The case involves suspicions that Netanyahu, in his role as communications minister from 2014 to 2017 (while he was also prime minister), intervened with regulators to help the Bezeq group, which is controlled by Shaul Elovitch. In exchange, Elovitch, a long-time friend of Netanyahu’s, allegedly ordered Bezeq’s Walla news site to provide favorable coverage of the prime minister and his wife Sara. In addition, Sara Netanyahu may have been involved in influencing the website’s coverage.
So far, it appears that investigators have gathered enough evidence to substantiate suspicions of a quid pro quo, at least on a circumstantial basis. While Netanyahu served as communications minister, Bezeq received significant regulatory concessions concerning the reform of the landline-telephony market, the opening up of its infrastructure for use by its competitors and approval of the acquisition of Yes. All this was done on a timetable that benefited Bezeq greatly even as it was opposed by the professionals at the Communications Ministry. All these moves were well documented, and were reported regularly in Haaretz and other media.

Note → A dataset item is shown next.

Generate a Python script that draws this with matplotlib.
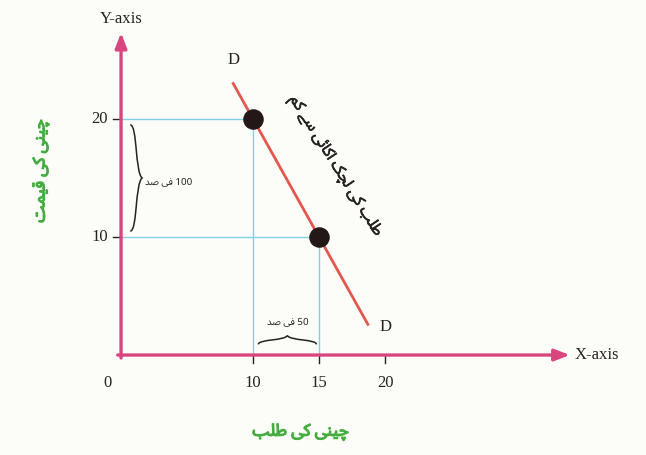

At Walla, meanwhile, reporters and editors regularly received instructions on how to cover the Netanyahus, from senior editors and executives. In fact, the CEO of Walla at the time, Ilan Yeshua never denied the claims.
When Netanyahu took on the role of communications minister after the March 2015 election, he failed to report his relationship with Elovitch as required. He only reported this relationship after Haaretz exposed it, a petition was filed with the High Court of Justice on the issue, and Attorney General Avichai Mendelblit intervened.
2. The police investigation into the case should come as no surprise to anyone.
The case is amazingly similar to Case 2000, in which Netanyahu allegedly conspired with Mozes to advance the “Israel Hayom Law” against the free daily owned by Sheldon Adelson that had become a major threat to Yedioth Ahronoth. In return, Mozes allegedly promised Netanyahu favorable coverage in the newspaper and on his Ynet website.
The Israeli media world is close to Netanyahu’s heart and he has always been willing to go very far to influence its coverage of him and his family. We have also seen it in his actions related to the new public broadcasting corporation, where he risked considerable political capital trying to block the corporation from replacing the discredited Israel Broadcasting Authority
3. We don’t know what evidence the police have, but in certain aspects Case 4000 is a relatively easy one for them to investigate.
As opposed to other cases, such as Case 3000 (the submarines case), Netanyahu can’t claim he didn’t know what was his associates were allegedly up to. He was communications minister, he was in charge, he was responsible and he was the one whose signature was on many of the documents.
4. While we have been writing that Netanyahu promoted Bezeq’s interests at the Communications Ministry, we need to be more precise and say that in a great number of instances what he promoted were Elovitch’s interests, not those of the company itself.
In many cases, decisions came at the expense of Bezeq and its minority shareholders, as the security authority’s own investigation that wound up last November clearly shows.
5. The allegations in the Bezeq case show that Netanyahu in his twin roles as prime minister and communications minister betrayed the public interest.
This cost the public double; first because of the harm it did to competition in the telecommunications sector, and second because of the damage to the investing public, which owns 70% of the company’s shares.